— Request —
Everything from the first line of the data through the line with "330, 340, 350]" is to be echoed exactly, minus the pictures.

— Given information —
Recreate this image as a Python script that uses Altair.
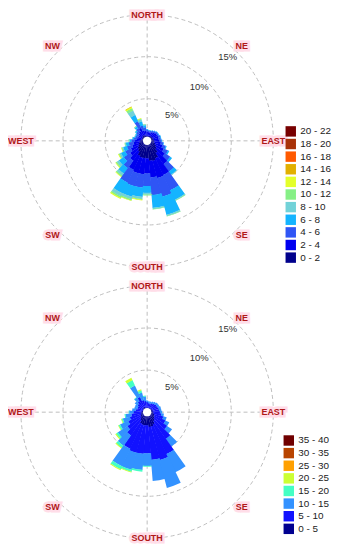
import altair as alt
import pandas as pd

# ---------------- data ----------------
directions = [0, 10, 20, 30, 40, 50, 60, 70, 80, 90, 100, 110, 120, 130, 140, 150, 160, 170,
              180, 190, 200, 210, 220, 230, 240, 250, 260, 270, 280, 290, 300, 310, 320, 330, 340, 350]

# Top rose: speed classes 0-2 ... 20-22 (percent frequency per direction)
top_bins = ["0 - 2", "2 - 4", "4 - 6", "6 - 8", "8 - 10", "10 - 12", "12 - 14",
            "14 - 16", "16 - 18", "18 - 20", "20 - 22"]
top_colors = ["#00008c", "#0000f0", "#2f55f5", "#14b4ff", "#72d2d8", "#86f086",
              "#e4ff2a", "#e2b000", "#ff5a00", "#a83208", "#780000"]
top_0_2 = [0.6, 0.6, 0.6, 0.65, 0.7, 0.75, 0.75, 0.8, 0.8, 0.85, 0.9, 1.0, 1.2, 1.4, 1.8, 2.3, 2.5, 2.4,
           2.1, 2.1, 2.1, 2.0, 1.6, 1.4, 1.2, 1.05, 0.95, 0.85, 0.75, 0.7, 0.7, 0.75, 0.8, 0.8, 0.7, 0.65]
top_2_4 = [0.5, 0.45, 0.45, 0.5, 0.55, 0.6, 0.6, 0.6, 0.6, 0.65, 0.75, 0.9, 1.0, 1.2, 1.6, 2.2, 2.1, 2.0,
           1.8, 1.9, 1.9, 1.8, 1.3, 1.1, 0.95, 0.8, 0.7, 0.6, 0.5, 0.45, 0.45, 0.5, 0.6, 0.9, 0.6, 0.55]
top_4_6 = [0.25, 0.2, 0.2, 0.2, 0.2, 0.2, 0.2, 0.25, 0.25, 0.25, 0.3, 0.4, 0.55, 0.75, 1.1, 2.0, 2.3, 2.1,
           1.5, 1.6, 1.6, 1.7, 1.1, 0.9, 0.75, 0.65, 0.55, 0.45, 0.35, 0.3, 0.3, 0.35, 0.45, 0.9, 0.6, 0.45]
top_6_8 = [0.05, 0.05, 0.05, 0.05, 0.05, 0.05, 0.05, 0.05, 0.05, 0.05, 0.05, 0.1, 0.15, 0.25, 0.45, 1.25, 2.2, 1.5,
           0.8, 1.1, 1.3, 1.4, 0.8, 0.7, 0.55, 0.45, 0.35, 0.2, 0.15, 0.1, 0.1, 0.15, 0.25, 0.8, 0.5, 0.25]
top_8_10 = [0, 0, 0, 0, 0, 0, 0, 0, 0, 0, 0, 0, 0, 0, 0.05, 0.1, 0.15, 0.15,
            0.2, 0.25, 0.3, 0.4, 0.3, 0.3, 0.2, 0.15, 0.1, 0.07, 0.05, 0.05, 0.05, 0.05, 0.07, 0.6, 0.25, 0.07]
top_10_12 = [0, 0, 0, 0, 0, 0, 0, 0, 0, 0, 0, 0, 0, 0, 0, 0.05, 0.05, 0.05,
             0.1, 0.1, 0.15, 0.2, 0.15, 0.15, 0.1, 0.07, 0.05, 0.03, 0, 0, 0, 0, 0.03, 0.3, 0.1, 0.03]
top_12_14 = [0, 0, 0, 0, 0, 0, 0, 0, 0, 0, 0, 0, 0, 0, 0, 0, 0, 0,
             0, 0.05, 0.05, 0.1, 0.05, 0.05, 0.05, 0.03, 0, 0, 0, 0, 0, 0, 0, 0.15, 0.05, 0]
top_14_16 = [0, 0, 0, 0, 0, 0, 0, 0, 0, 0, 0, 0, 0, 0, 0, 0, 0, 0,
             0, 0, 0, 0, 0, 0, 0, 0, 0, 0, 0, 0, 0, 0, 0, 0.05, 0, 0]
top_16_18 = [0] * 36
top_18_20 = [0] * 36
top_20_22 = [0] * 36

# Bottom rose: speed classes 0-5 ... 35-40
bot_bins = ["0 - 5", "5 - 10", "10 - 15", "15 - 20", "20 - 25", "25 - 30", "30 - 35", "35 - 40"]
bot_colors = ["#000090", "#1212ff", "#3392ff", "#44ffc4", "#ccff33", "#ffa000", "#b84400", "#700000"]
bot_0_5 = [0.6, 0.55, 0.55, 0.6, 0.6, 0.65, 0.65, 0.7, 0.7, 0.75, 0.8, 0.9, 1.0, 1.1, 1.3, 1.6, 1.8, 1.8,
           1.6, 1.6, 1.6, 1.5, 1.2, 1.0, 0.9, 0.8, 0.75, 0.7, 0.65, 0.6, 0.6, 0.65, 0.7, 0.7, 0.6, 0.55]
bot_5_10 = [0.6, 0.55, 0.55, 0.6, 0.65, 0.7, 0.7, 0.75, 0.75, 0.8, 0.9, 1.1, 1.4, 1.8, 2.6, 3.9, 4.1, 3.9,
            3.3, 3.4, 3.4, 3.3, 2.2, 1.9, 1.6, 1.35, 1.15, 0.95, 0.75, 0.65, 0.65, 0.75, 0.9, 1.3, 0.9, 0.8]
bot_10_15 = [0.2, 0.2, 0.2, 0.2, 0.25, 0.25, 0.25, 0.25, 0.25, 0.25, 0.3, 0.4, 0.5, 0.7, 1.1, 2.4, 3.4, 2.5,
             1.5, 1.9, 2.1, 2.3, 1.5, 1.35, 1.05, 0.85, 0.7, 0.5, 0.4, 0.35, 0.35, 0.4, 0.55, 1.5, 0.9, 0.55]
bot_15_20 = [0, 0, 0, 0, 0, 0, 0, 0, 0, 0, 0, 0, 0, 0, 0, 0, 0, 0,
             0.1, 0.2, 0.25, 0.4, 0.3, 0.25, 0.2, 0.15, 0.1, 0.05, 0, 0, 0, 0, 0.05, 0.7, 0.3, 0.1]
bot_20_25 = [0, 0, 0, 0, 0, 0, 0, 0, 0, 0, 0, 0, 0, 0, 0, 0, 0, 0,
             0, 0, 0.05, 0.1, 0.1, 0.1, 0.05, 0.05, 0, 0, 0, 0, 0, 0, 0, 0.3, 0.1, 0]
bot_25_30 = [0] * 36
bot_30_35 = [0] * 36
bot_35_40 = [0] * 36

ring_values = [5, 10, 15]
ring_labels = ["5%", "10%", "15%"]
compass_names = ["NORTH", "NE", "EAST", "SE", "SOUTH", "SW", "WEST", "NW"]
compass_angles = [0, 45, 90, 135, 180, 225, 270, 315]

# ---------------- helpers ----------------
W, H = 280, 264
R_PX = 127

theta_scale = alt.Scale(domain=[0, 360], range=[0, 6.283185307])
r_scale = alt.Scale(type="linear", domain=[0, 15], range=[0, R_PX], zero=True)
x_scale = alt.Scale(domain=[-15, 15], range=[W / 2 - R_PX, W / 2 + R_PX])
y_scale = alt.Scale(domain=[-15, 15], range=[H / 2 + R_PX, H / 2 - R_PX])


def stacked(bins, series):
    rows = []
    for i, d in enumerate(directions):
        cum = 0.0
        for b, s in zip(bins, series):
            v = s[i]
            if v > 0:
                rows.append({"dir": d, "t0": d - 5.4, "t1": d + 5.4,
                             "r0": max(cum - 0.03, 0), "r1": cum + v, "bin": b})
                cum += v
    return pd.DataFrame(rows)


def rose(bins, colors, series, lx, ly):
    df = stacked(bins, series)
    rings = alt.Chart(pd.DataFrame({"r": ring_values})).mark_arc(
        filled=False, stroke="#bdbdbd", strokeWidth=1, strokeDash=[4, 3], theta=0, theta2=6.2832
    ).encode(radius=alt.Radius("r:Q", scale=r_scale, stack=False))

    spokes = alt.Chart(pd.DataFrame({"x": [-15, 0], "x2": [15, 0], "y": [0, -15], "y2": [0, 15]})).mark_rule(
        stroke="#bdbdbd", strokeWidth=1, strokeDash=[4, 3]
    ).encode(
        x=alt.X("x:Q", scale=x_scale, axis=None), x2="x2:Q",
        y=alt.Y("y:Q", scale=y_scale, axis=None), y2="y2:Q",
    )

    bars = alt.Chart(df).mark_arc(strokeWidth=0).encode(
        theta=alt.Theta("t0:Q", scale=theta_scale, stack=False),
        theta2="t1:Q",
        radius=alt.Radius("r1:Q", scale=r_scale, stack=False),
        radius2="r0:Q",
        color=alt.Color(
            "bin:N",
            scale=alt.Scale(domain=bins[::-1], range=colors[::-1]),
            legend=alt.Legend(
                title=None, orient="none", legendX=lx, legendY=ly,
                symbolType="square", symbolSize=110, symbolStrokeWidth=0,
                labelFontSize=10, labelFont="Liberation Sans", labelColor="#222",
                rowPadding=1.7, labelOffset=4,
            ),
        ),
        order=alt.Order("r1:Q"),
    )

    hole = alt.Chart(pd.DataFrame({"r": [0.5]})).mark_arc(color="white", theta=0, theta2=6.2832).encode(
        radius=alt.Radius("r:Q", scale=r_scale, stack=False)
    )

    pct = alt.Chart(pd.DataFrame({"a": [44, 44, 44], "r": [4.2, 8.9, 13.8], "t": ring_labels})).mark_text(
        fontSize=9.5, font="Liberation Sans", color="#333"
    ).encode(
        theta=alt.Theta("a:Q", scale=theta_scale, stack=False),
        radius=alt.Radius("r:Q", scale=r_scale, stack=False),
        text="t:N",
    )

    cdf = pd.DataFrame({
        "a": compass_angles,
        "r": [15.0 if a % 90 == 0 else 15.9 for a in compass_angles],
        "t": compass_names,
    })
    enc = dict(
        theta=alt.Theta("a:Q", scale=theta_scale, stack=False),
        radius=alt.Radius("r:Q", scale=r_scale, stack=False),
        text="t:N",
    )
    halo = alt.Chart(cdf).mark_text(
        fontSize=9, fontWeight="bold", font="Liberation Sans",
        color="#ffdde8", stroke="#ffdde8", strokeWidth=5, strokeJoin="miter"
    ).encode(**enc)
    names = alt.Chart(cdf).mark_text(
        fontSize=9, fontWeight="bold", font="Liberation Sans", color="#b01818"
    ).encode(**enc)

    return alt.layer(rings, spokes, bars, hole, pct, halo, names).properties(width=W, height=H)


top = rose(top_bins, top_colors,
           [top_0_2, top_2_4, top_4_6, top_6_8, top_8_10, top_10_12, top_12_14,
            top_14_16, top_16_18, top_18_20, top_20_22], 279, 117)
bottom = rose(bot_bins, bot_colors,
              [bot_0_5, bot_5_10, bot_10_15, bot_15_20, bot_20_25, bot_25_30, bot_30_35, bot_35_40], 277, 155)

chart = alt.vconcat(top, bottom, spacing=9, bounds="flush").resolve_scale(
    color="independent"
).properties(padding=0).configure_view(stroke=None)

chart.save("out.html", embed_options={"renderer": "svg", "actions": False})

— Full solution —
Recreate this image as a Python script that uses Altair.
import altair as alt
import pandas as pd

# ---------------- data ----------------
directions = [0, 10, 20, 30, 40, 50, 60, 70, 80, 90, 100, 110, 120, 130, 140, 150, 160, 170,
              180, 190, 200, 210, 220, 230, 240, 250, 260, 270, 280, 290, 300, 310, 320, 330, 340, 350]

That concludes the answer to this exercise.